--- begin Provided data ---
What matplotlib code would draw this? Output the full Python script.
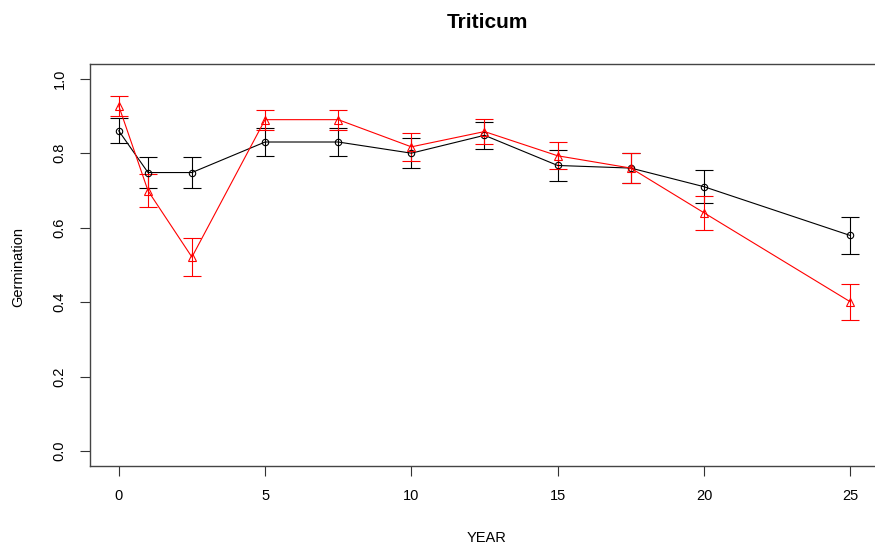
import numpy as np
import matplotlib.pyplot as plt

plt.rcParams['font.family'] = ['Liberation Sans', 'DejaVu Sans']

# Germination by storage year, two seed lots
years = [0, 1, 2.5, 5, 7.5, 10, 12.5, 15, 17.5, 20, 25]
germ_black = [0.86, 0.748, 0.748, 0.83, 0.83, 0.80, 0.848, 0.767, 0.76, 0.71, 0.579]
err_black = [0.034, 0.042, 0.042, 0.037, 0.037, 0.040, 0.037, 0.041, 0.041, 0.044, 0.049]
germ_red = [0.927, 0.699, 0.521, 0.89, 0.89, 0.817, 0.858, 0.793, 0.76, 0.640, 0.401]
err_red = [0.026, 0.044, 0.050, 0.027, 0.027, 0.038, 0.034, 0.036, 0.041, 0.046, 0.049]

W, H = 875, 551
fig = plt.figure(figsize=(W / 100, H / 100), dpi=100)

# plot region in pixels (right edge runs past the canvas)
left, right, top, bottom = 89.5, 879.5, 63.8, 466.0
ax = fig.add_axes([left / W, (H - bottom) / H, (right - left) / W, (bottom - top) / H])

lw = 0.8
ax.errorbar(years, germ_black, yerr=err_black, color='black', lw=lw,
            marker='o', ms=4.6, mfc='none', mew=lw, capsize=6.5, capthick=lw,
            elinewidth=lw)
ax.errorbar(years, germ_red, yerr=err_red, color='#ff0000', lw=lw,
            marker='^', ms=5.8, mfc='none', mew=lw, capsize=6.5, capthick=lw,
            elinewidth=lw)

ax.set_xlim(-1.0, 26.0)
ax.set_ylim(-0.04, 1.04)
ax.set_xticks([0, 5, 10, 15, 20, 25])
ax.set_yticks([0.0, 0.2, 0.4, 0.6, 0.8, 1.0])
ax.set_yticklabels(['0.0', '0.2', '0.4', '0.6', '0.8', '1.0'],
                   rotation=90, va='center')

for s in ax.spines.values():
    s.set_color('#444444')
    s.set_linewidth(1.0)
ax.tick_params(axis='both', length=7, width=0.8, color='#333333',
               labelsize=10.5, pad=9.5)

fig.text(487 / W, 1 - 22 / H, 'Triticum', ha='center', va='center',
         fontsize=15, fontweight='bold')
fig.text(487 / W, 1 - 538 / H, 'YEAR', ha='center', va='center', fontsize=10.5)
fig.text(18 / W, 1 - 267 / H, 'Germination', ha='center', va='center',
         rotation=90, fontsize=10.5)

fig.savefig('out.png', dpi=100)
--- end Provided data ---
[What you should do]:
Quote everything in the listing above exactly; pictures are the only thing to omit.

[In response]:
What matplotlib code would draw this? Output the full Python script.
import numpy as np
import matplotlib.pyplot as plt

plt.rcParams['font.family'] = ['Liberation Sans', 'DejaVu Sans']

# Germination by storage year, two seed lots
years = [0, 1, 2.5, 5, 7.5, 10, 12.5, 15, 17.5, 20, 25]
germ_black = [0.86, 0.748, 0.748, 0.83, 0.83, 0.80, 0.848, 0.767, 0.76, 0.71, 0.579]
err_black = [0.034, 0.042, 0.042, 0.037, 0.037, 0.040, 0.037, 0.041, 0.041, 0.044, 0.049]
germ_red = [0.927, 0.699, 0.521, 0.89, 0.89, 0.817, 0.858, 0.793, 0.76, 0.640, 0.401]
err_red = [0.026, 0.044, 0.050, 0.027, 0.027, 0.038, 0.034, 0.036, 0.041, 0.046, 0.049]

W, H = 875, 551
fig = plt.figure(figsize=(W / 100, H / 100), dpi=100)

# plot region in pixels (right edge runs past the canvas)
left, right, top, bottom = 89.5, 879.5, 63.8, 466.0
ax = fig.add_axes([left / W, (H - bottom) / H, (right - left) / W, (bottom - top) / H])

lw = 0.8
ax.errorbar(years, germ_black, yerr=err_black, color='black', lw=lw,
            marker='o', ms=4.6, mfc='none', mew=lw, capsize=6.5, capthick=lw,
            elinewidth=lw)
ax.errorbar(years, germ_red, yerr=err_red, color='#ff0000', lw=lw,
            marker='^', ms=5.8, mfc='none', mew=lw, capsize=6.5, capthick=lw,
            elinewidth=lw)

ax.set_xlim(-1.0, 26.0)
ax.set_ylim(-0.04, 1.04)
ax.set_xticks([0, 5, 10, 15, 20, 25])
ax.set_yticks([0.0, 0.2, 0.4, 0.6, 0.8, 1.0])
ax.set_yticklabels(['0.0', '0.2', '0.4', '0.6', '0.8', '1.0'],
                   rotation=90, va='center')

for s in ax.spines.values():
    s.set_color('#444444')
    s.set_linewidth(1.0)
ax.tick_params(axis='both', length=7, width=0.8, color='#333333',
               labelsize=10.5, pad=9.5)

fig.text(487 / W, 1 - 22 / H, 'Triticum', ha='center', va='center',
         fontsize=15, fontweight='bold')
fig.text(487 / W, 1 - 538 / H, 'YEAR', ha='center', va='center', fontsize=10.5)
fig.text(18 / W, 1 - 267 / H, 'Germination', ha='center', va='center',
         rotation=90, fontsize=10.5)

fig.savefig('out.png', dpi=100)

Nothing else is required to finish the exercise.